- [Problem details]:
Return each line that holds the word "with".

— start Record extracts —

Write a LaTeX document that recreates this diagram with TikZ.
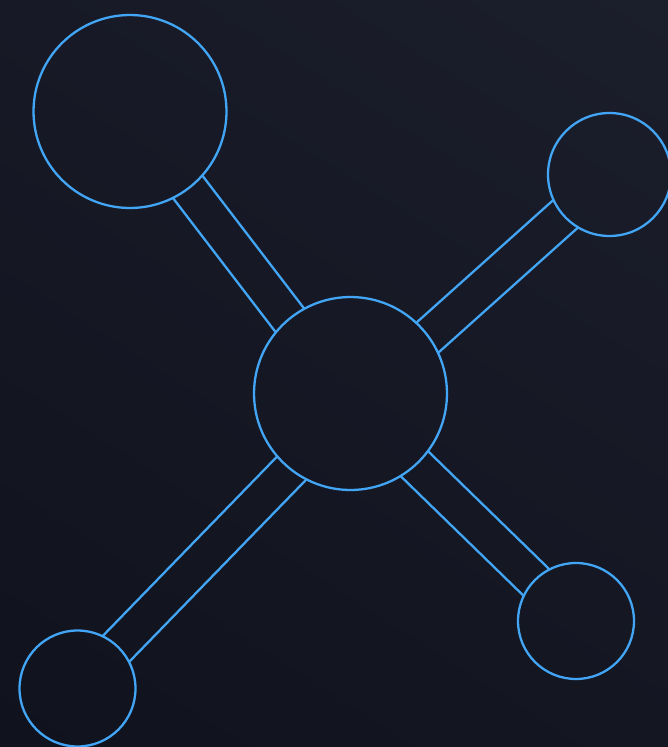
\documentclass[tikz,border=0pt]{standalone}
\usepackage{tikz}
\usetikzlibrary{calc,shadings}
\definecolor{bondblue}{HTML}{42A5F5}
\definecolor{bgUL}{HTML}{171A26}
\definecolor{bgUR}{HTML}{1B1E2B}
\definecolor{bgLL}{HTML}{10131D}
\definecolor{bgLR}{HTML}{141722}
\pgfdeclarelayer{bg}\pgfdeclarelayer{bonds}
\pgfsetlayers{bg,bonds,main}
\begin{document}
\begin{tikzpicture}[x=0.02cm,y=-0.02cm,
 atom/.style={circle,draw=bondblue,line width=1.3pt,inner sep=0pt,outer sep=0pt},
 bond/.style={draw=bondblue,line width=1.3pt}]
\useasboundingbox (0,0) rectangle (668,747);
\begin{pgfonlayer}{bg}
\shade[upper left=bgUL,upper right=bgUR,lower left=bgLL,lower right=bgLR] (0,0) rectangle (668,747);
\end{pgfonlayer}
\node[atom,minimum size=3.86cm](hub) at (350.5,393.5){};
\node[atom,minimum size=3.86cm](tl) at (130,111.5){};
\node[atom,minimum size=2.46cm](tr) at (609.5,174.5){};
\node[atom,minimum size=2.32cm](br) at (576,621){};
\node[atom,minimum size=2.32cm](bl) at (77.5,688.5){};
\begin{pgfonlayer}{bonds}
\begin{scope}[even odd rule]
% bonds stop at the circle rims
\clip(-20,-20) rectangle (700,770)
 (hub) circle[radius=96.5] (tl) circle[radius=96.5] (tr) circle[radius=61.5]
 (br) circle[radius=58] (bl) circle[radius=58];
\foreach \leaf/\dy in {tl/6,tr/13,br/8,bl/14}
 {\coordinate(aim) at ($(hub)+(0,\dy)$);
  \draw[bond]($(\leaf)!0.37cm!90:(aim)$)--($(aim)!0.37cm!-90:(\leaf)$)
   ($(\leaf)!0.37cm!-90:(aim)$)--($(aim)!0.37cm!90:(\leaf)$);}
\end{scope}
\end{pgfonlayer}
\end{tikzpicture}
\end{document}
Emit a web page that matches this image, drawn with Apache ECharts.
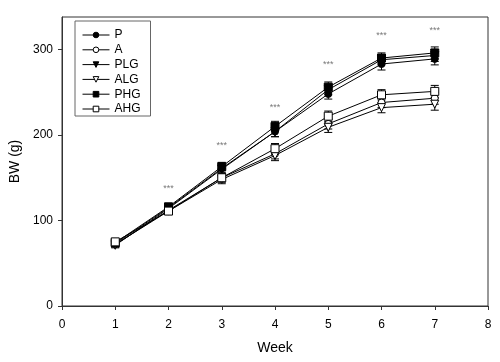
<!DOCTYPE html>
<html>
<head>
<meta charset="utf-8">
<script src="https://cdn.jsdelivr.net/npm/echarts@6/dist/echarts.min.js"></script>
<style>
  html, body { margin: 0; padding: 0; background: #fff; }
  #chart { width: 500px; height: 362px; }
</style>
</head>
<body>
<div id="chart"></div>
<script>
// semanas y peso corporal (g) por grupo
const weeks = [1, 2, 3, 4, 5, 6, 7];
const groups = ["P", "A", "PLG", "ALG", "PHG", "AHG"];

const P   = [73, 115, 161, 204, 248, 283, 289];
const A   = [72, 112, 150, 178, 213, 238, 243];
const PLG = [71, 114, 160, 204, 253, 288, 293];
const ALG = [72, 111, 148, 176, 209, 232, 236];
const PHG = [74, 116, 163, 210, 256, 290, 296];
const AHG = [75, 111, 150, 184, 222, 247, 251];

// error estandar
const P_err   = [3, 4, 5, 6, 6, 7, 7];
const A_err   = [3, 4, 5, 6, 6, 6, 7];
const PLG_err = [3, 4, 5, 6, 6, 6, 7];
const ALG_err = [3, 4, 5, 6, 6, 6, 7];
const PHG_err = [3, 4, 5, 6, 6, 6, 7];
const AHG_err = [3, 4, 5, 6, 6, 6, 7];

// posiciones de los asteriscos (semana, valor)
const starWeeks  = [2, 3, 4, 5, 6, 7];
const starValues = [137, 188, 232, 282, 316, 322];

const values = { P, A, PLG, ALG, PHG, AHG };
const errors = { P: P_err, A: A_err, PLG: PLG_err, ALG: ALG_err, PHG: PHG_err, AHG: AHG_err };

const tri = "path://M0,0 L10,0 L5,9 Z";
const styles = {
  P:   { symbol: "circle", fill: "#000" },
  A:   { symbol: "circle", fill: "#fff" },
  PLG: { symbol: tri,      fill: "#000" },
  ALG: { symbol: tri,      fill: "#fff" },
  PHG: { symbol: "rect",   fill: "#000" },
  AHG: { symbol: "rect",   fill: "#fff" },
};

const series = [];

groups.forEach((g) => {
  series.push({
    name: g + "_err",
    type: "custom",
    z: 1,
    silent: true,
    data: weeks.map((w, i) => [w, values[g][i] - errors[g][i], values[g][i] + errors[g][i]]),
    renderItem: function (params, api) {
      const lo = api.coord([api.value(0), api.value(1)]);
      const hi = api.coord([api.value(0), api.value(2)]);
      const c = 4;
      const st = { stroke: "#000", lineWidth: 1 };
      return {
        type: "group",
        children: [
          { type: "line", shape: { x1: lo[0], y1: lo[1], x2: hi[0], y2: hi[1] }, style: st },
          { type: "line", shape: { x1: lo[0] - c, y1: lo[1], x2: lo[0] + c, y2: lo[1] }, style: st },
          { type: "line", shape: { x1: hi[0] - c, y1: hi[1], x2: hi[0] + c, y2: hi[1] }, style: st },
        ],
      };
    },
  });
});

groups.forEach((g) => {
  const s = styles[g];
  series.push({
    name: g,
    type: "line",
    z: 3,
    data: weeks.map((w, i) => [w, values[g][i]]),
    symbol: s.symbol,
    symbolSize: s.symbol === "circle" ? 7 : 8,
    showAllSymbol: true,
    lineStyle: { color: "#000", width: 1 },
    itemStyle: { color: s.fill, borderColor: "#000", borderWidth: 1 },
    emphasis: { disabled: true },
  });
});

series.push({
  name: "stars",
  type: "scatter",
  symbolSize: 0,
  silent: true,
  data: starWeeks.map((w, i) => [w, starValues[i]]),
  label: {
    show: true,
    position: "inside",
    formatter: "***",
    color: "#555",
    fontSize: 9,
    fontFamily: "Liberation Sans",
  },
});

const chart = echarts.init(document.getElementById("chart"));
chart.setOption({
  animation: false,
  textStyle: { fontFamily: "Liberation Sans" },
  grid: {
    left: 61,
    right: 12,
    top: 17,
    bottom: 56,
    show: true,
    borderColor: "#333",
    borderWidth: 1,
  },
  legend: {
    data: groups,
    orient: "vertical",
    left: 75,
    top: 21,
    itemWidth: 27,
    itemHeight: 7,
    itemGap: 2.8,
    padding: [8, 10, 1, 7],
    borderColor: "#666",
    borderWidth: 1,
    lineStyle: { width: 1 },
    itemStyle: { borderWidth: 1 },
    textStyle: { fontSize: 12, color: "#000", padding: [0, 0, 0, 0], lineHeight: 12 },
  },
  xAxis: {
    type: "value",
    min: 0,
    max: 8,
    interval: 1,
    name: "Week",
    nameLocation: "middle",
    nameGap: 35,
    nameTextStyle: { fontSize: 14, color: "#000" },
    axisLine: { show: true, lineStyle: { color: "#333" } },
    axisTick: { show: true, length: 4, lineStyle: { color: "#333" } },
    axisLabel: { fontSize: 12, color: "#000", margin: 13 },
    splitLine: { show: false },
  },
  yAxis: {
    type: "value",
    min: 0,
    max: 338,
    name: "BW (g)",
    nameLocation: "middle",
    nameGap: 40,
    nameTextStyle: { fontSize: 14, color: "#000" },
    axisLine: { show: true, lineStyle: { color: "#333" } },
    axisTick: { show: true, length: 4, lineStyle: { color: "#333" }, customValues: [0, 100, 200, 300] },
    axisLabel: { fontSize: 12, color: "#000", margin: 9, customValues: [0, 100, 200, 300] },
    splitLine: { show: false },
  },
  series: series,
});
</script>
</body>
</html>
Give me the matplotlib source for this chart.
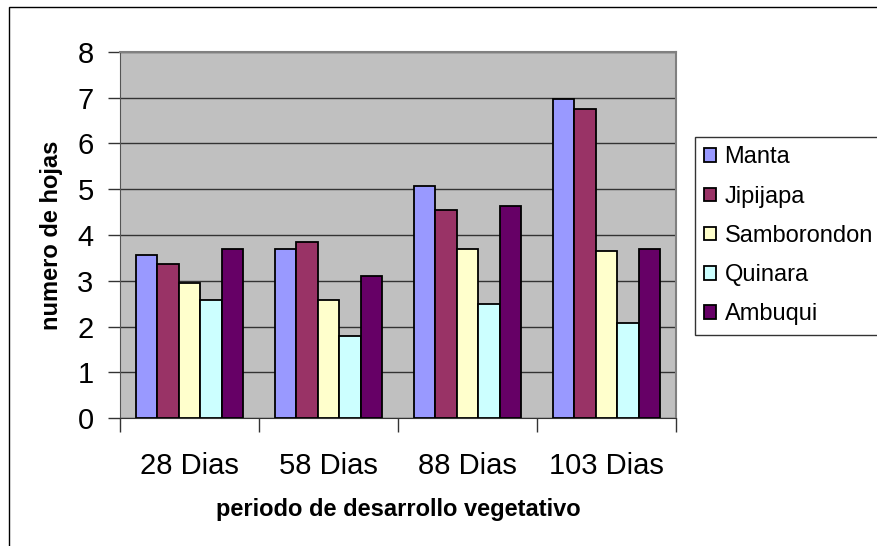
import numpy as np
import matplotlib.pyplot as plt
from matplotlib.patches import Rectangle

periodos = ['28 Dias', '58 Dias', '88 Dias', '103 Dias']
series = ['Manta', 'Jipijapa', 'Samborondon', 'Quinara', 'Ambuqui']
manta = [3.56, 3.69, 5.08, 6.97]
jipijapa = [3.36, 3.85, 4.55, 6.76]
samborondon = [2.95, 2.58, 3.69, 3.65]
quinara = [2.58, 1.80, 2.49, 2.09]
ambuqui = [3.69, 3.11, 4.64, 3.69]
colores = ['#9999FF', '#993366', '#FFFFCC', '#CCFFFF', '#660066']

plt.rcParams['font.family'] = ['Liberation Sans', 'DejaVu Sans']

fig = plt.figure(figsize=(8.77, 5.46), dpi=100)
ax = fig.add_axes([0.1368, 0.2339, 0.634, 0.6714])
ax.set_facecolor('#C0C0C0')

valores = [manta, jipijapa, samborondon, quinara, ambuqui]
x = np.arange(len(periodos))
w = 0.155
for i, (nombre, vals) in enumerate(zip(series, valores)):
    ax.bar(x + (i - 2) * w, vals, width=w, color=colores[i],
           edgecolor='black', linewidth=1.3, label=nombre, zorder=3)

ax.set_xlim(-0.5, len(periodos) - 0.5)
ax.set_ylim(0, 8)
ax.set_yticks(range(0, 9))
ax.yaxis.grid(True, color='#333333', linewidth=1, zorder=0)
ax.set_axisbelow(True)

ax.set_xticks(np.arange(-0.5, len(periodos)), [''] * (len(periodos) + 1))
ax.set_xticks(x, periodos, minor=True)
ax.tick_params(axis='x', which='major', length=10, width=1, color='#333333')
ax.tick_params(axis='x', which='minor', length=0, pad=24, labelsize=21)
ax.tick_params(axis='y', length=9, width=1, color='#333333', pad=10, labelsize=21)

for s in ['top', 'right']:
    ax.spines[s].set_color('#808080')
    ax.spines[s].set_linewidth(1.5)
ax.spines['left'].set_color('#555555')
ax.spines['bottom'].set_color('#333333')

ax.set_ylabel('numero de hojas', fontsize=17, fontweight='bold', labelpad=10)
ax.set_xlabel('periodo de desarrollo vegetativo', fontsize=17, fontweight='bold', labelpad=13)

leg = fig.legend(loc='upper left', bbox_to_anchor=(695 / 877, 1 - 137 / 546),
                 fontsize=17, frameon=True, fancybox=False, edgecolor='black',
                 handlelength=0.5, handleheight=0.5, handletextpad=0.35,
                 labelspacing=0.73, borderaxespad=0, borderpad=0.4)
leg.get_frame().set_linewidth(1)

fig.patches.append(Rectangle((9 / 877, -0.1), 1.2, 0.1 + 1 - 7 / 546,
                             transform=fig.transFigure, fill=False,
                             edgecolor='black', linewidth=1))

fig.savefig('out.png', dpi=100)
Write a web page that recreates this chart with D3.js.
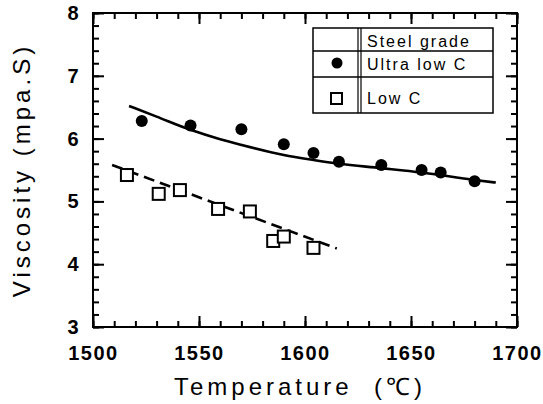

— end Record extracts —

- [Task answer]:
Write a LaTeX document that recreates this diagram with TikZ.
Emit a web page that matches this image, drawn with Apache ECharts.
Write a web page that recreates this chart with D3.js.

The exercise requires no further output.